(Records with drawing code)

————————

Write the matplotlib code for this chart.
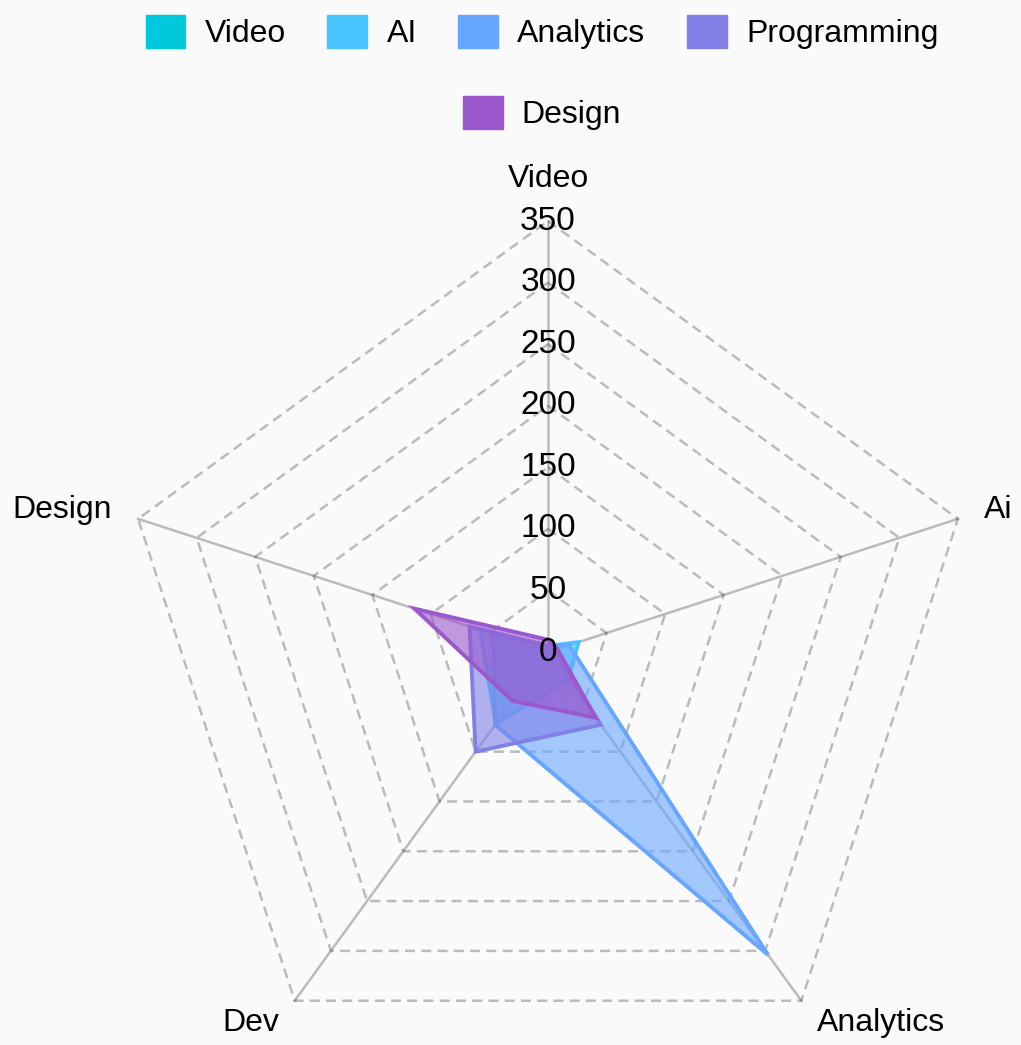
import numpy as np
import matplotlib
matplotlib.use('Agg')
import matplotlib.pyplot as plt
from matplotlib.patches import Patch

plt.rcParams['font.family'] = ['Liberation Sans', 'DejaVu Sans']

# axis names and radial scale
axes_labels = ['Video', 'Ai', 'Analytics', 'Dev', 'Design']
ticks = [0, 50, 100, 150, 200, 250, 300, 350]

# one list per skill series, values in axis order
series_names = ['Video', 'AI', 'Analytics', 'Programming', 'Design']
video = [4, 6, 5, 6, 6]
ai = [5, 26, 28, 72, 58]
analytics = [5, 18, 304, 73, 47]
programming = [5, 5, 73, 100, 67]
design = [10, 8, 66, 49, 114]
colors = ['#00C9DB', '#48C4FF', '#66A6FF', '#8080E6', '#9B57CC']

n = len(axes_labels)
theta = np.linspace(0, 2 * np.pi, n, endpoint=False)
theta_c = np.append(theta, theta[0])

fig = plt.figure(figsize=(10.21, 10.45), dpi=100, facecolor='#fafafa')
ax = fig.add_axes([0.1146, -0.0364, 0.8443, 0.8249], projection='polar')
ax.set_facecolor('none')
ax.set_theta_zero_location('N')
ax.set_theta_direction(-1)
ax.set_ylim(0, 350)
ax.set_xticks([])
ax.set_yticks([])
ax.grid(False)
ax.spines['polar'].set_visible(False)

grid_kw = dict(color='black', alpha=0.25, lw=1.8, clip_on=False)
# dashed pentagon rings
for r in ticks[1:]:
    ax.plot(theta_c, [r] * (n + 1), ls=(0, (4, 2.5)), **grid_kw)
# spokes
for t in theta:
    ax.plot([t, t], [0, 350], ls='-', **grid_kw)

for name, vals, c in zip(series_names, [video, ai, analytics, programming, design], colors):
    v = np.append(vals, vals[0])
    ax.fill(theta_c, v, color=c, alpha=0.6, lw=0, zorder=3)
    ax.plot(theta_c, v, color=c, lw=2.8, zorder=3, solid_joinstyle='miter')

# radial tick labels along the Video spoke
for r in ticks:
    ax.text(0, r, str(r), ha='center', va='center', fontsize=24, zorder=6)

# axis names
label_pos = [('center', 'bottom'), ('left', 'center'), ('left', 'center'),
             ('right', 'center'), ('right', 'center')]
for t, lab, (ha, va) in zip(theta, axes_labels, label_pos):
    ax.text(t, 372, lab, ha=ha, va=va, fontsize=23)

handles = [Patch(facecolor=c, edgecolor=c) for c in colors]
leg_kw = dict(frameon=False, fontsize=23, handlelength=1.25, handleheight=1.25,
              handletextpad=0.6, columnspacing=1.3, loc='center')
fig.legend(handles[:4], series_names[:4], ncol=4,
           bbox_to_anchor=(542 / 1021, 1 - 32 / 1045), **leg_kw)
fig.legend(handles[4:], series_names[4:], ncol=1,
           bbox_to_anchor=(542 / 1021, 1 - 113 / 1045), **leg_kw)

fig.savefig('out.png', dpi=100, facecolor=fig.get_facecolor())
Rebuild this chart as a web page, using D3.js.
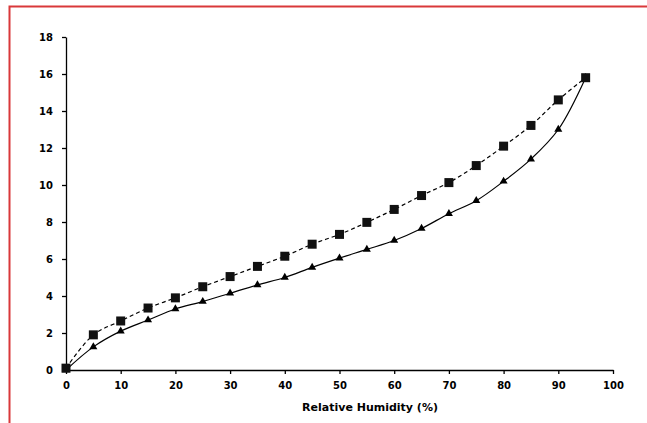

————————

**WHAT IS NEEDED**
Copy out every line of the material above that mentions the word "matplotlib".

**TASK SOLUTION**
Write the matplotlib code for this chart.
import matplotlib
matplotlib.use('Agg')
import matplotlib.pyplot as plt
from matplotlib.patches import Patch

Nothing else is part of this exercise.